Creating extra space between elements using reverb
Using varied reverb treatments allows you to create a mix with a better defined sense of space between individual elements. Instead of a straight ‘Hall’ or ‘Room’ reverb, a basic ‘Early Reflection’ program can work well. Early Reflections are a tightly clustered series of delays that normally come before the denser reverb tail. On their own they can provide some additional, yet uncluttered ambience.
Of course there’s nothing stopping you adding a longer reverb, but you may want to automate this so that it only occurs on certain beats.
The ambient tweaking doesn’t need to stop there. Adding reverb to the snare hits can work well, but for a denser and cleaner approach consider turning to your DAWs noise gate and side-chain functionality. Set up the snare to send to a reverb as per normal, but follow it by a noise gate and set its side-chain to receive audio from the snare channel itself. By tweaking the gate’s threshold, hold and release settings it is possible to ‘shape’ the reverb with a swift (or even instant) decay.
Two final layers
If you need to add some extra bite to your existing clap/snare layer then adding a short burst of white noise from a synth can help. In this case we’ve chosen an analogue-style synth plug-in and triggered it via MIDI notes programmed to occur at the same time as the existing snare hits.
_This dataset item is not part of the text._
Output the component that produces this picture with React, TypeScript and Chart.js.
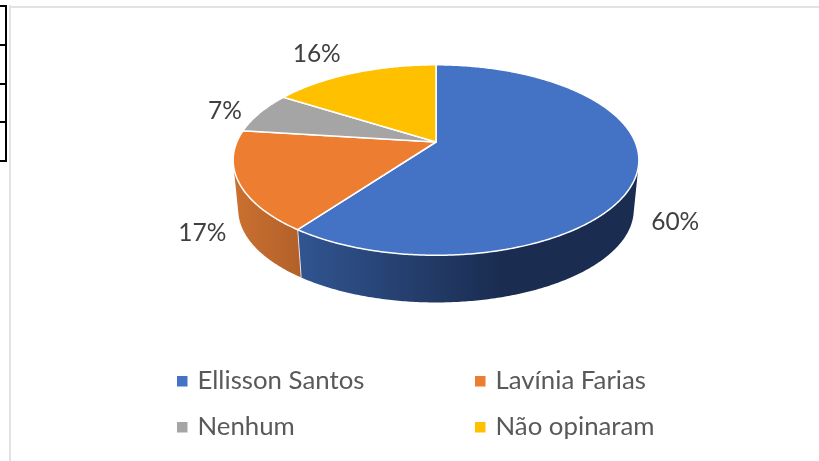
import React, { useEffect, useRef } from "react";
import { Chart, registerables } from "chart.js";

Chart.register(...registerables);

const categories = ["Ellisson Santos", "Lavínia Farias", "Nenhum", "Não opinaram"];
const shares = [60, 17, 7, 16];
const topColors = ["#4472C4", "#ED7D31", "#A5A5A5", "#FFC000"];
const wallStart = ["#315591", "#CB7130", "#8A8A8A", "#D9A300"];
const wallEnd = ["#1A2C50", "#B2602A", "#707070", "#B08400"];
const valueLabels = ["60%", "17%", "7%", "16%"];

const FONT = "Lato, 'Open Sans', sans-serif";

// Perspective of the tilted disc, relative to the radius the pie controller gives.
const STRETCH_X = 1.41;
const STRETCH_Y = 0.65;
const PERSPECTIVE = 0.1895;
const FLOOR_SCALE = 0.975;
const DEPTH = 50;

type Pt = [number, number];

function project(cx: number, cy: number, R: number, angle: number, floor = false): Pt {
  const u = Math.cos(angle);
  const v = Math.sin(angle);
  const w = 1 - PERSPECTIVE * v;
  const x = (R * STRETCH_X * u) / w;
  const y = (R * STRETCH_Y * v) / w;
  return floor
    ? [cx + x * FLOOR_SCALE, cy + y * FLOOR_SCALE + DEPTH]
    : [cx + x, cy + y];
}

function rim(cx: number, cy: number, R: number, a0: number, a1: number, floor = false): Pt[] {
  const n = Math.max(2, Math.ceil(Math.abs(a1 - a0) / 0.01));
  const pts: Pt[] = [];
  for (let i = 0; i <= n; i++) pts.push(project(cx, cy, R, a0 + ((a1 - a0) * i) / n, floor));
  return pts;
}

const pie3d = {
  id: "pie3d",
  beforeDatasetsDraw(chart: any) {
    const { ctx } = chart;
    const arcs = chart.getDatasetMeta(0).data;
    ctx.save();
    // side walls: the swept surface between top rim and floor rim
    arcs.forEach((arc: any, i: number) => {
      const { x, y, outerRadius: R, startAngle, endAngle } = arc;
      const top = rim(x, y, R, startAngle, endAngle);
      const bottom = rim(x, y, R, startAngle, endAngle, true);
      const xs = top.concat(bottom).map((p) => p[0]);
      const left = Math.min(...xs);
      const right = Math.max(...xs);
      const g = ctx.createLinearGradient(left, 0, i === 0 ? left + 0.6 * (right - left) : right, 0);
      g.addColorStop(0, wallStart[i]);
      g.addColorStop(1, wallEnd[i]);
      ctx.beginPath();
      for (let k = 0; k < top.length - 1; k++) {
        const quad = [top[k], top[k + 1], bottom[k + 1], bottom[k]];
        let area = 0;
        quad.forEach((p, j) => {
          const q = quad[(j + 1) % 4];
          area += p[0] * q[1] - q[0] * p[1];
        });
        if (area < 0) quad.reverse();
        quad.forEach((p, j) => (j ? ctx.lineTo(p[0], p[1]) : ctx.moveTo(p[0], p[1])));
        ctx.closePath();
      }
      ctx.fillStyle = g;
      ctx.fill("nonzero");
    });
    // seams on the visible wall
    arcs.forEach((arc: any) => {
      const { x, y, outerRadius: R, startAngle } = arc;
      if (Math.sin(startAngle) < 0.3) return;
      const a = project(x, y, R, startAngle);
      const b = project(x, y, R, startAngle, true);
      ctx.beginPath();
      ctx.moveTo(a[0], a[1]);
      ctx.lineTo(b[0], b[1]);
      ctx.strokeStyle = "rgba(255,255,255,0.75)";
      ctx.lineWidth = 1;
      ctx.stroke();
    });
    // top faces
    arcs.forEach((arc: any) => {
      const { x, y, outerRadius: R, startAngle, endAngle, options } = arc;
      ctx.beginPath();
      ctx.moveTo(x, y);
      rim(x, y, R, startAngle, endAngle).forEach((p) => ctx.lineTo(p[0], p[1]));
      ctx.closePath();
      ctx.fillStyle = options.backgroundColor;
      ctx.fill();
      ctx.strokeStyle = options.borderColor;
      ctx.lineWidth = options.borderWidth;
      ctx.lineJoin = "round";
      ctx.stroke();
    });
    ctx.restore();
    return false;
  },
  afterDraw(chart: any) {
    const { ctx } = chart;
    const arcs = chart.getDatasetMeta(0).data;
    ctx.save();
    // value labels, placed outside the rim along each slice's middle angle
    const labelShift: Pt[] = [[38, 50], [-36, 52], [-35, -2], [-37, -19]];
    ctx.font = `24.5px ${FONT}`;
    ctx.fillStyle = "#404040";
    ctx.textAlign = "center";
    ctx.textBaseline = "middle";
    arcs.forEach((arc: any, i: number) => {
      const mid = (arc.startAngle + arc.endAngle) / 2;
      const p = project(arc.x, arc.y, arc.outerRadius, mid);
      ctx.fillText(valueLabels[i], p[0] + labelShift[i][0], p[1] + labelShift[i][1]);
    });
    // two-column legend
    const cols = [177, 475];
    const rows = [389, 435];
    ctx.font = `25.8px ${FONT}`;
    ctx.textAlign = "left";
    ctx.textBaseline = "alphabetic";
    chart.data.labels.forEach((label: string, i: number) => {
      const lx = cols[i % 2];
      const ly = rows[Math.floor(i / 2)];
      ctx.fillStyle = chart.data.datasets[0].backgroundColor[i];
      ctx.fillRect(lx, ly - 13, 10.5, 10.5);
      ctx.fillStyle = "#595959";
      ctx.fillText(label, lx + 20.5, ly);
    });
    ctx.restore();
  },
};

const rule = (left: number, top: number, width: number, height: number, background: string) => (
  <div style={{ position: "absolute", left, top, width, height, background }} />
);

export default function App() {
  const ref = useRef<HTMLCanvasElement>(null);
  useEffect(() => {
    document.body.style.margin = "0";
    document.body.style.background = "#fff";
    const chart = new Chart(ref.current as HTMLCanvasElement, {
      type: "pie",
      data: {
        labels: categories,
        datasets: [
          {
            data: shares,
            backgroundColor: topColors,
            borderColor: "#ffffff",
            borderWidth: 1.5,
          },
        ],
      },
      options: {
        animation: false,
        responsive: false,
        layout: { padding: { left: 53, right: 0, top: 0, bottom: 177 } },
        plugins: { legend: { display: false }, tooltip: { enabled: false } },
      },
      plugins: [pie3d],
    });
    return () => chart.destroy();
  }, []);
  return (
    <div style={{ position: "relative", width: 819, height: 461, overflow: "hidden", background: "#fff" }}>
      {rule(9, 5, 2, 456, "#e2e2e2")}
      {rule(9, 6, 810, 2, "#e2e2e2")}
      {rule(5, 5, 2, 157, "#000")}
      {rule(0, 5, 6, 2, "#000")}
      {rule(0, 44, 6, 2, "#000")}
      {rule(0, 82.5, 6, 2, "#000")}
      {rule(0, 121, 6, 2, "#000")}
      {rule(0, 160, 6, 2, "#000")}
      <canvas ref={ref} width={819} height={461} style={{ position: "absolute", left: 0, top: 0, width: 819, height: 461 }} />
    </div>
  );
}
Finally, we can add another clap to the equation. This time it’s a long clap sample that’s been reversed and placed to lead into the original clap on the last beat of the loop.
Lastly, we’ll add a dose of compression to all the snare/clap variants (but not the kick) by routing them to their own buss, and processing as one. This tends to glue them all together in a more coherent way for the overall mix, and allows a degree of final shaping by adjusting the Attack and Release parameters.